→ Data listing

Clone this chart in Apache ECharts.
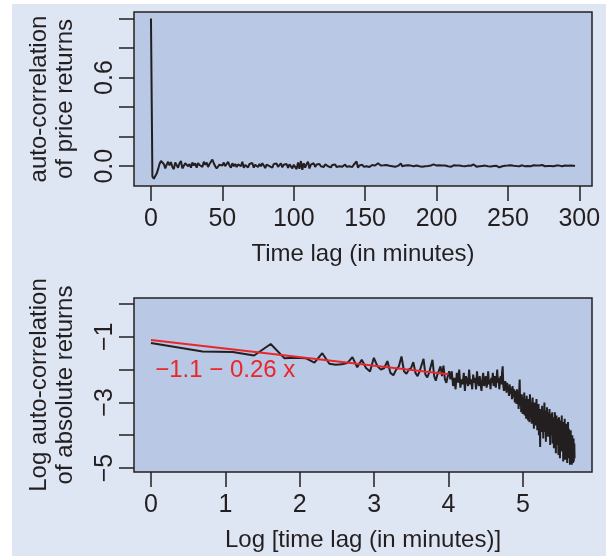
<!DOCTYPE html>
<html>
<head>
<meta charset="utf-8">
<script src="https://cdn.jsdelivr.net/npm/echarts@6/dist/echarts.min.js"></script>
<style>
  html, body { margin: 0; padding: 0; background: #fff; }
  #chart { width: 611px; height: 556px; }
</style>
</head>
<body>
<div id="chart"></div>
<script>
// top panel: auto-correlation of price returns, lag 0..297 (minutes)
var priceAcf = [
  1.0, -0.07, -0.085, -0.08, -0.05, -0.02, 0.015, 0.035, 0.04, 0.015,
  -0.015, 0.01, 0.03, 0.005, 0.028, -0.005, -0.02, 0.025, 0.03, -0.01,
  0.02, 0.035, -0.015, -0.025, 0.02, 0.03, 0.0, 0.015, -0.01, 0.025,
  0.005, 0.02, -0.01, 0.022, 0.008, 0.018, -0.005, 0.03, 0.01, 0.025,
  -0.005, 0.015, 0.028, 0.045, 0.02, 0.0, -0.015, -0.02, 0.01, 0.02,
  0.005, 0.025, 0.0, 0.015, 0.03, 0.005, -0.01, 0.02, 0.0, 0.015,
  -0.005, 0.012, 0.025, 0.0, 0.03, -0.01, 0.008, 0.02, -0.008, 0.015,
  0.005, 0.022, -0.01, 0.01, 0.018, -0.005, 0.015, 0.0, 0.02, 0.005,
  -0.012, 0.01, 0.02, 0.0, 0.012, -0.01, 0.015, 0.005, 0.018, -0.005,
  0.008, 0.02, -0.008, 0.01, 0.0, 0.015, -0.012, 0.012, 0.02, -0.015,
  0.01, 0.02, -0.02, 0.025, -0.018, 0.035, -0.025, 0.02, -0.01, 0.015,
  0.03, -0.015, 0.01, 0.0, 0.02, -0.005, 0.012, 0.005, 0.015, 0.0,
  0.01, -0.005, 0.012, 0.005, 0.0, 0.01, -0.008, 0.008, 0.003, 0.012,
  -0.005, 0.008, 0.0, 0.01, -0.003, 0.006, 0.012, -0.004, 0.005, 0.0,
  0.008, -0.006, 0.01, 0.004, 0.032, -0.01, 0.005, 0.0, 0.01, -0.004,
  0.006, 0.0, 0.01, -0.005, 0.004, 0.008, -0.004, 0.005, 0.01, 0.02,
  0.028, 0.005, -0.003, 0.006, 0.0, 0.008, -0.005, 0.003, 0.006, 0.0,
  0.004, -0.004, 0.006, 0.002, 0.012, 0.018, 0.0, -0.003, 0.005, 0.002,
  0.006, -0.002, 0.004, 0.008, 0.0, -0.004, 0.005, 0.003, 0.0, 0.006,
  -0.003, 0.004, 0.0, 0.006, 0.002, -0.004, 0.005, 0.0, 0.012, 0.016,
  0.004, -0.002, 0.006, 0.0, 0.004, -0.003, 0.005, 0.002, 0.0, 0.006,
  -0.004, 0.003, 0.006, -0.002, 0.004, 0.0, 0.005, -0.003, 0.002, 0.006,
  0.0, -0.004, 0.004, 0.01, 0.003, 0.008, 0.012, 0.002, -0.003, 0.005,
  0.0, 0.006, 0.002, -0.003, 0.004, 0.008, 0.0, 0.005, -0.002, 0.004,
  0.002, -0.004, 0.003, 0.0, -0.008, -0.01, 0.0, 0.006, 0.003, 0.0,
  0.004, 0.002, 0.006, 0.0, 0.003, 0.005, 0.001, 0.004, 0.0, 0.003,
  0.006, 0.002, -0.001, 0.004, 0.002, 0.005, 0.0, 0.003, 0.006, 0.001,
  0.004, 0.0, 0.005, 0.002, 0.008, 0.003, 0.0, 0.004, 0.002, 0.005,
  0.001, 0.004, 0.0, 0.003, 0.005, 0.001, 0.004, 0.002, 0.0, 0.003,
  0.005, 0.001, 0.003, 0.0, 0.004, 0.002, 0.003, 0.001
];

// bottom panel: log auto-correlation of absolute returns, lag 1..297
var absLogAcf = [
  -1.19, -1.45, -1.46, -1.57, -1.22, -1.65, -1.64, -1.65, -1.79, -1.5,
  -1.82, -1.85, -1.84, -1.8, -1.62, -1.93, -1.7, -1.95, -2.06, -1.64,
  -1.9, -2.0, -1.95, -1.74, -2.1, -2.17, -2.0, -1.9, -1.6, -2.05,
  -2.13, -2.0, -1.95, -1.77, -2.1, -2.2, -2.05, -2.0, -1.67, -2.15,
  -2.24, -2.1, -2.05, -1.7, -2.2, -2.34, -2.15, -2.1, -1.9, -2.2,
  -1.88, -2.3, -2.4, -2.2, -2.05,
  -2.3, -2.05, -2.5, -2.25, -2.6, -2.1, -2.4, -2.0, -2.55, -2.3,
  -2.45, -2.1, -2.65, -2.2, -2.35, -2.5, -2.0, -2.45, -2.3, -2.6,
  -2.15, -2.4, -2.25, -2.6, -2.05, -2.35, -2.5, -2.2, -2.45, -2.65,
  -2.3, -2.1, -2.5, -2.35, -2.2, -2.55, -2.4, -2.05, -2.45, -2.3,
  -2.6, -2.25, -2.4, -2.1, -2.5, -2.35, -2.2, -2.55, -2.3, -2.0,
  -2.4, -2.25, -2.6, -2.35, -2.2, -2.45, -2.1, -1.9, -2.5, -2.65,
  -2.6, -2.35, -2.5, -2.7, -2.4, -2.65, -2.5, -2.8, -2.45, -2.6,
  -2.75, -2.55, -2.9, -2.5, -2.7, -2.85, -2.6, -3.0, -2.65, -2.8,
  -3.05, -2.6, -2.9, -2.75, -3.2, -2.7, -2.3, -3.1, -2.8, -3.3,
  -2.75, -3.0, -3.35, -2.85, -3.1, -2.7, -3.4, -2.9, -3.15, -3.5,
  -2.8, -3.2, -3.0, -3.55, -2.9, -3.3, -3.6, -2.75, -3.2, -3.45,
  -3.0, -3.65, -3.1, -2.85, -3.5, -3.25, -3.8, -3.0, -3.4, -3.7,
  -3.1, -3.55, -2.9, -3.4, -3.85, -3.2, -3.6, -3.05, -4.0, -3.3,
  -3.5, -4.36, -3.2, -3.7, -3.4, -3.9, -3.1, -3.6, -3.35, -4.1,
  -3.3, -3.75, -3.0, -3.55, -3.9, -3.25, -4.2, -3.4, -3.7, -3.15,
  -3.85, -3.45, -4.05, -3.3, -3.65, -3.95, -3.2, -3.75, -4.3, -3.5,
  -3.8, -3.35, -4.0, -3.6, -3.3, -4.25, -3.7, -3.45, -3.9, -4.4,
  -3.55, -3.85, -3.3, -4.1, -3.6, -4.55, -3.75, -3.4, -4.0, -3.65,
  -4.3, -3.5, -3.9, -4.6, -3.7, -3.45, -4.15, -3.8, -4.7, -3.6,
  -4.0, -3.55, -4.35, -3.9, -3.4, -4.5, -3.75, -4.1, -3.6, -4.8,
  -3.85, -4.2, -3.7, -4.45, -3.5, -4.0, -4.75, -3.8, -4.3, -3.65,
  -4.55, -4.0, -3.75, -4.85, -3.9, -4.3, -3.6, -4.6, -4.1, -3.8,
  -4.7, -4.2, -3.9, -4.9, -4.05, -4.4, -3.85, -4.75, -4.25, -4.0,
  -4.9, -4.3, -4.0, -4.6, -4.15, -4.85, -4.35, -4.1, -4.8, -4.4,
  -4.25, -4.7
];

// fitted line endpoints  (log lag, value)
var fitLine = [[0, -1.1], [4, -2.14]];
var fitText = '\u22121.1 \u2212 0.26 x';

var topXTicks = [0, 50, 100, 150, 200, 250, 300];
var topYTicks = [0, 0.2, 0.4, 0.6, 0.8, 1.0];
var topYLabels = [0, 0.6];
var botXTicks = [0, 1, 2, 3, 4, 5];
var botYTicks = [0, -1, -2, -3, -4, -5];
var botYLabels = [-1, -3, -5];

var ink = '#231f20';
var font = '"Liberation Sans", Arial, sans-serif';

var topData = priceAcf.map(function (v, i) { return [i, v]; });
var botData = absLogAcf.map(function (v, i) { return [Math.log(i + 1), v]; });

function minus(v) {
  return String(v).replace('-', '\u2212');
}

function xAxisOpt(grid, min, max, ticks, name) {
  return {
    type: 'value', gridIndex: grid, min: min, max: max,
    axisLine: { show: false, onZero: false },
    splitLine: { show: false },
    axisTick: { show: true, customValues: ticks, length: 15, lineStyle: { color: ink, width: 1.5 } },
    axisLabel: { customValues: ticks, color: ink, fontSize: 25, fontFamily: font, margin: 21 },
    name: name, nameLocation: 'middle', nameGap: 56,
    nameTextStyle: { color: ink, fontSize: 24, fontFamily: font }
  };
}

function yAxisOpt(grid, min, max, ticks, labels, fmt, name) {
  return {
    type: 'value', gridIndex: grid, min: min, max: max,
    axisLine: { show: false, onZero: false },
    splitLine: { show: false },
    axisTick: { show: true, customValues: ticks, length: 15, lineStyle: { color: ink, width: 1.5 } },
    axisLabel: { customValues: labels, rotate: 90, formatter: fmt, color: ink, fontSize: 25, fontFamily: font, margin: 16 },
    name: name, nameLocation: 'middle', nameRotate: 90, nameGap: 56,
    nameTextStyle: { color: ink, fontSize: 24, lineHeight: 26, fontFamily: font }
  };
}

var chart = echarts.init(document.getElementById('chart'), null, { renderer: 'canvas' });
chart.setOption({
  animation: false,
  backgroundColor: '#ffffff',
  graphic: [{
    type: 'rect', z: -10,
    shape: { x: 12, y: 4, width: 594, height: 552 },
    style: { fill: '#dfe6f3' }
  }],
  grid: [
    { left: 134, top: 12, width: 458, height: 174, show: true, backgroundColor: '#b9c8e4', borderColor: ink, borderWidth: 1.5 },
    { left: 134, top: 298, width: 458, height: 174, show: true, backgroundColor: '#b9c8e4', borderColor: ink, borderWidth: 1.5 }
  ],
  xAxis: [
    xAxisOpt(0, -11.88, 308.88, topXTicks, 'Time lag (in minutes)'),
    xAxisOpt(1, -0.228, 5.928, botXTicks, 'Log [time lag (in minutes)]')
  ],
  yAxis: [
    yAxisOpt(0, -0.134, 1.044, topYTicks, topYLabels, function (v) { return v.toFixed(1); },
      'auto-correlation\nof price returns'),
    yAxisOpt(1, -5.122, 0.184, botYTicks, botYLabels, function (v) { return minus(v); },
      'Log auto-correlation\nof absolute returns')
  ],
  series: [
    {
      type: 'line', xAxisIndex: 0, yAxisIndex: 0, data: topData,
      showSymbol: false, lineStyle: { color: ink, width: 2 }
    },
    {
      type: 'line', xAxisIndex: 1, yAxisIndex: 1, data: botData,
      showSymbol: false, lineStyle: { color: ink, width: 2 }
    },
    {
      type: 'line', xAxisIndex: 1, yAxisIndex: 1, data: fitLine,
      showSymbol: false, lineStyle: { color: '#e8262b', width: 2 },
      markPoint: {
        symbol: 'rect', symbolSize: 1, itemStyle: { color: 'rgba(0,0,0,0)' },
        data: [{ coord: [0.05, -2.01] }],
        label: {
          show: true, position: 'right', distance: 0, formatter: fitText,
          color: '#e8262b', fontSize: 24, fontFamily: font
        }
      }
    }
  ]
});
</script>
</body>
</html>
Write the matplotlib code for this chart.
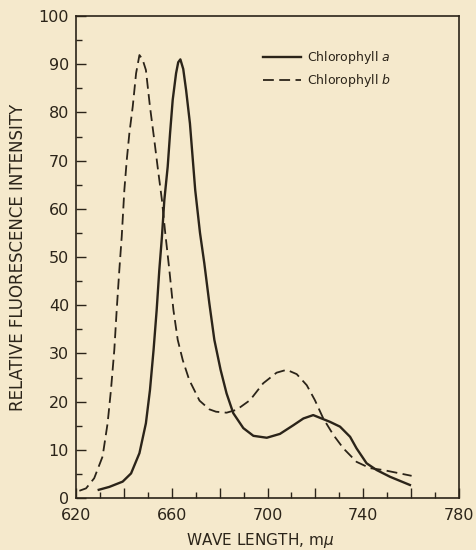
import matplotlib
matplotlib.use('Agg')
import matplotlib.pyplot as plt
from matplotlib.ticker import MultipleLocator

# Chlorophyll a (solid curve)
wave_a = [629.5, 633.9, 639.5, 643.0, 646.5, 649.2, 650.9, 652.4, 653.7, 654.8,
          655.9, 656.9, 658.3, 659.3, 660.4, 661.8, 662.7, 663.6, 664.8, 666.0,
          667.6, 668.7, 669.8, 671.8, 673.6, 675.7, 677.8, 680.4, 682.9, 685.7,
          689.9, 694.1, 699.7, 705.2, 710.8, 715.0, 719.1, 722.6, 726.1, 730.3,
          734.5, 737.2, 741.4, 745.6, 751.2, 759.5]
chl_a = [1.7, 2.3, 3.4, 5.1, 9.3, 15.5, 22.4, 30.7, 39.0, 47.3,
         54.2, 61.8, 68.7, 75.7, 82.6, 88.1, 90.4, 91.0, 89.0, 84.6,
         77.7, 70.8, 63.9, 55.0, 48.7, 40.4, 32.8, 26.6, 21.7, 17.6,
         14.5, 12.9, 12.5, 13.3, 15.1, 16.5, 17.2, 16.5, 15.8, 14.8,
         12.7, 10.3, 7.2, 5.8, 4.4, 2.7]

# Chlorophyll b (dashed curve)
wave_b = [621.4, 624.2, 627.6, 631.1, 633.2, 634.6, 636.0, 637.0, 638.1, 639.1,
          640.2, 641.2, 642.3, 643.7, 645.1, 646.5, 647.8, 649.2, 650.9, 652.7,
          654.1, 655.9, 657.3, 659.0, 660.7, 662.5, 664.6, 667.3, 671.6, 675.7,
          678.5, 682.9, 687.1, 692.7, 698.2, 703.8, 708.0, 712.2, 716.4, 719.8,
          723.3, 727.5, 731.7, 737.2, 742.8, 748.4, 755.3, 760.2]
chl_b = [1.5, 2.0, 4.1, 8.6, 15.5, 22.4, 30.7, 39.0, 47.3, 54.2,
         63.9, 70.1, 75.7, 81.2, 88.1, 91.9, 91.0, 88.8, 81.2, 74.3,
         68.7, 61.8, 54.9, 47.3, 39.0, 32.8, 28.6, 24.5, 20.2, 18.4,
         17.9, 17.7, 18.3, 20.3, 23.8, 26.0, 26.6, 25.7, 23.4, 20.3,
         16.5, 13.1, 10.3, 7.5, 6.2, 5.8, 5.1, 4.6]

bg = '#f5e9cc'
ink = '#2b2419'

plt.rcParams['font.family'] = 'DejaVu Sans'

fig = plt.figure(figsize=(4.77, 5.5), dpi=100, facecolor=bg)
ax = fig.add_axes([76 / 477, 1 - 498 / 550, 383 / 477, 482 / 550])
ax.set_facecolor(bg)

ax.plot(wave_a, chl_a, color=ink, lw=1.7, label='Chlorophyll $\\it{a}$')
ax.plot(wave_b, chl_b, color=ink, lw=1.3, dashes=(6, 3), label='Chlorophyll $\\it{b}$')

ax.set_xlim(620, 780)
ax.set_ylim(0, 100)
ax.xaxis.set_minor_locator(MultipleLocator(10))
ax.yaxis.set_major_locator(MultipleLocator(10))
ax.yaxis.set_minor_locator(MultipleLocator(5))
ax.set_xticks([620, 640, 660, 680, 700, 720, 740, 760, 780])
ax.set_xticklabels(['620', '', '660', '', '700', '', '740', '', '780'])

ax.tick_params(which='major', direction='in', length=7, width=1, color=ink,
               labelcolor=ink, labelsize=11.5, pad=5)
ax.tick_params(axis='x', which='major', pad=7)
ax.tick_params(which='minor', direction='in', length=4, width=1, color=ink)
for s in ax.spines.values():
    s.set_color(ink)
    s.set_linewidth(1.2)

ax.set_xlabel('WAVE LENGTH, m$\\mu$', color=ink, fontsize=11)
ax.xaxis.set_label_coords(0.48, -0.068)
ax.set_ylabel('RELATIVE FLUORESCENCE INTENSITY', color=ink, fontsize=12, labelpad=8)

ax.legend(loc='upper left', bbox_to_anchor=(0.46, 0.955), frameon=False,
          fontsize=9, handlelength=3.0, handletextpad=0.5, labelspacing=0.5,
          labelcolor=ink)

fig.savefig('out.png', dpi=100, facecolor=bg)
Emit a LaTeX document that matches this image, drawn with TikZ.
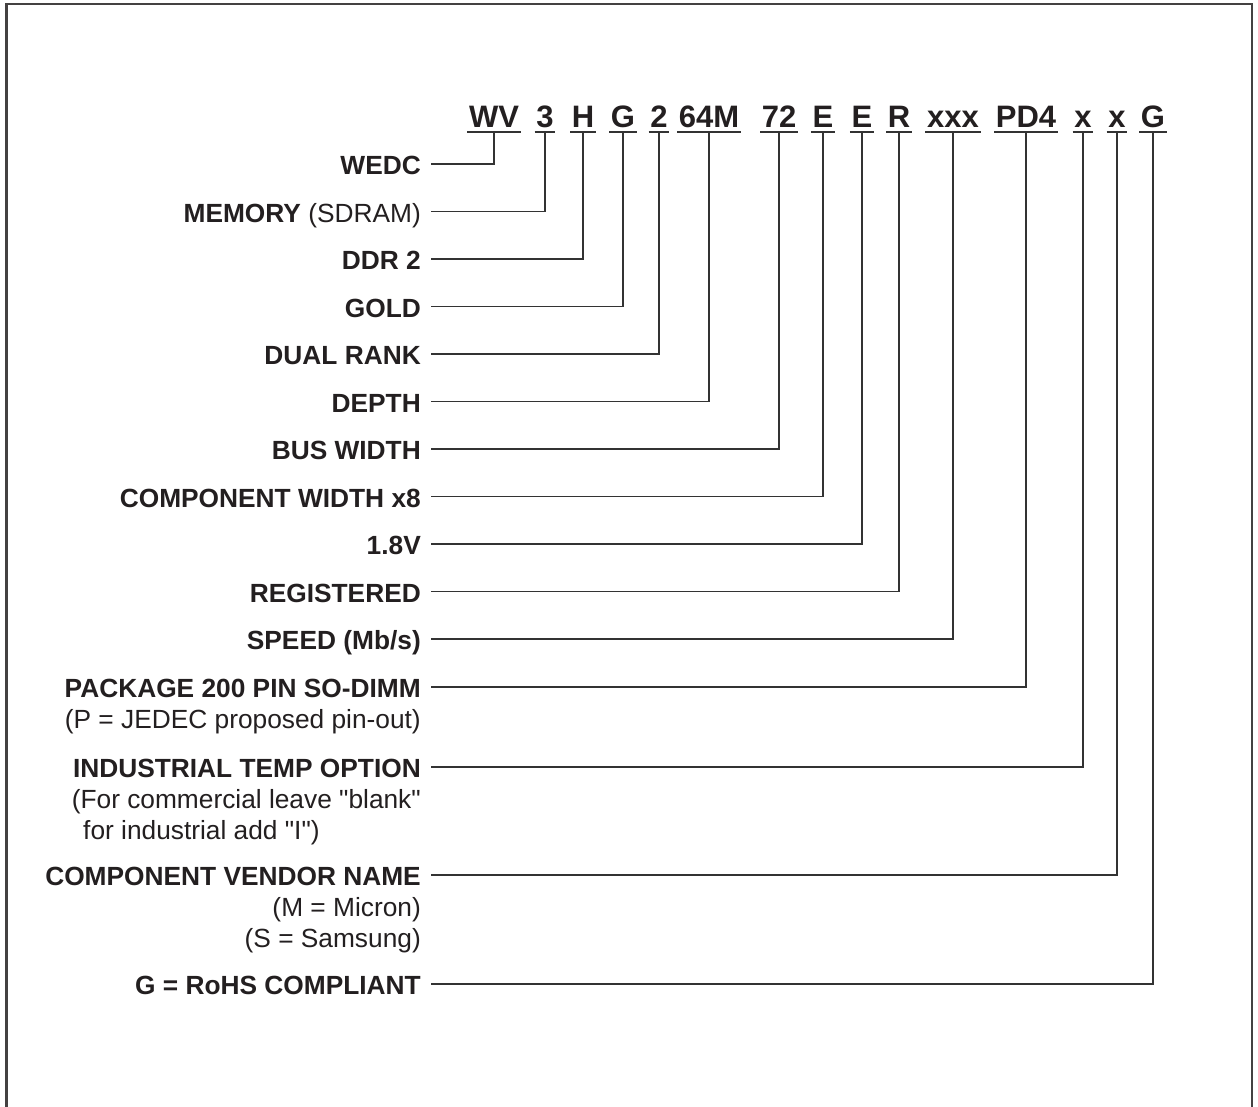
\documentclass[tikz,border=0pt]{standalone}
\usepackage{fontspec}
\setmainfont{Liberation Sans}
\definecolor{ink}{HTML}{231F20}
\definecolor{wirec}{HTML}{333333}
\begin{document}
\begin{tikzpicture}[x=1pt,y=-1pt,
  code/.style={anchor=base, inner xsep=1.5pt, inner ysep=0pt, font=\fontsize{31}{36}\selectfont\bfseries, text=ink},
  lab/.style={anchor=base east, inner sep=0pt, font=\fontsize{26.3}{31}\selectfont\bfseries, text=ink},
  sub/.style={anchor=base east, inner sep=0pt, font=\fontsize{26.3}{31}\selectfont, text=ink},
  subw/.style={anchor=base west, inner sep=0pt, font=\fontsize{26.3}{31}\selectfont, text=ink},
  wire/.style={draw=wirec, line width=1.5pt},
  uline/.style={draw=wirec, line width=1.6pt},
  frame/.style={draw=ink!85, line width=2.2pt}]
\useasboundingbox (0,0) rectangle (1258,1106);
\draw[frame] (6.5,1112) -- (6.5,4) -- (1252,4) -- (1252,1112);

% code letters
\foreach \i/\x/\t in {1/494/WV,2/545/3,3/583/H,4/623/G,5/659/2,6/709/64M,7/779/72,8/823/E,9/862/E,10/899/R,11/953/xxx,12/1026/PD4,13/1083/x,14/1117/x,15/1153/G}{
  \node[code] (c\i) at (\x,127) {\t};
  \draw[uline] ([yshift=-5pt]c\i.base west) -- ([yshift=-5pt]c\i.base east);
  \coordinate (u\i) at ([yshift=-5pt]c\i.base);
}

% labels
\node[lab] (l1) at (421,174.5) {WEDC};
\node[lab] (l2) at (421,222) {MEMORY {\mdseries (SDRAM)}};
\node[lab] (l3) at (421,269.5) {DDR 2};
\node[lab] (l4) at (421,317) {GOLD};
\node[lab] (l5) at (421,364.5) {DUAL RANK};
\node[lab] (l6) at (421,412) {DEPTH};
\node[lab] (l7) at (421,459.5) {BUS WIDTH};
\node[lab] (l8) at (421,507) {COMPONENT WIDTH x8};
\node[lab] (l9) at (421,554.5) {1.8V};
\node[lab] (l10) at (421,602) {REGISTERED};
\node[lab] (l11) at (421,649.5) {SPEED (Mb/s)};
\node[lab] (l12) at (421,697.5) {PACKAGE 200 PIN SO-DIMM};
\node[sub] (s12) at ([yshift=-31pt]l12.base east) {(P = JEDEC proposed pin-out)};
\node[lab] (l13) at (421,777.5) {INDUSTRIAL TEMP OPTION};
\node[sub] (s13a) at ([yshift=-31pt]l13.base east) {(For commercial leave \textquotedbl blank\textquotedbl};
\node[subw] (s13b) at (83,839.5) {for industrial add \textquotedbl I\textquotedbl)};
\node[lab] (l14) at (421,885.5) {COMPONENT VENDOR NAME};
\node[sub] (s14a) at ([yshift=-31pt]l14.base east) {(M = Micron)};
\node[sub] (s14b) at ([yshift=-62pt]l14.base east) {(S = Samsung)};
\node[lab] (l15) at (421,994.5) {G = RoHS COMPLIANT};

% connectors
\foreach \i in {1,...,15}{
  \draw[wire] ([xshift=10pt,yshift=10.5pt]l\i.base east) -| (u\i);
}
\end{tikzpicture}
\end{document}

→ Task directions
What lines above run from the one with "Emit a LaTeX" to the one with "(1252,4) -- (1252,1112);"? Give them again exactly, ends included, and leave the pictures out.

→ Task solution
Emit a LaTeX document that matches this image, drawn with TikZ.
\documentclass[tikz,border=0pt]{standalone}
\usepackage{fontspec}
\setmainfont{Liberation Sans}
\definecolor{ink}{HTML}{231F20}
\definecolor{wirec}{HTML}{333333}
\begin{document}
\begin{tikzpicture}[x=1pt,y=-1pt,
  code/.style={anchor=base, inner xsep=1.5pt, inner ysep=0pt, font=\fontsize{31}{36}\selectfont\bfseries, text=ink},
  lab/.style={anchor=base east, inner sep=0pt, font=\fontsize{26.3}{31}\selectfont\bfseries, text=ink},
  sub/.style={anchor=base east, inner sep=0pt, font=\fontsize{26.3}{31}\selectfont, text=ink},
  subw/.style={anchor=base west, inner sep=0pt, font=\fontsize{26.3}{31}\selectfont, text=ink},
  wire/.style={draw=wirec, line width=1.5pt},
  uline/.style={draw=wirec, line width=1.6pt},
  frame/.style={draw=ink!85, line width=2.2pt}]
\useasboundingbox (0,0) rectangle (1258,1106);
\draw[frame] (6.5,1112) -- (6.5,4) -- (1252,4) -- (1252,1112);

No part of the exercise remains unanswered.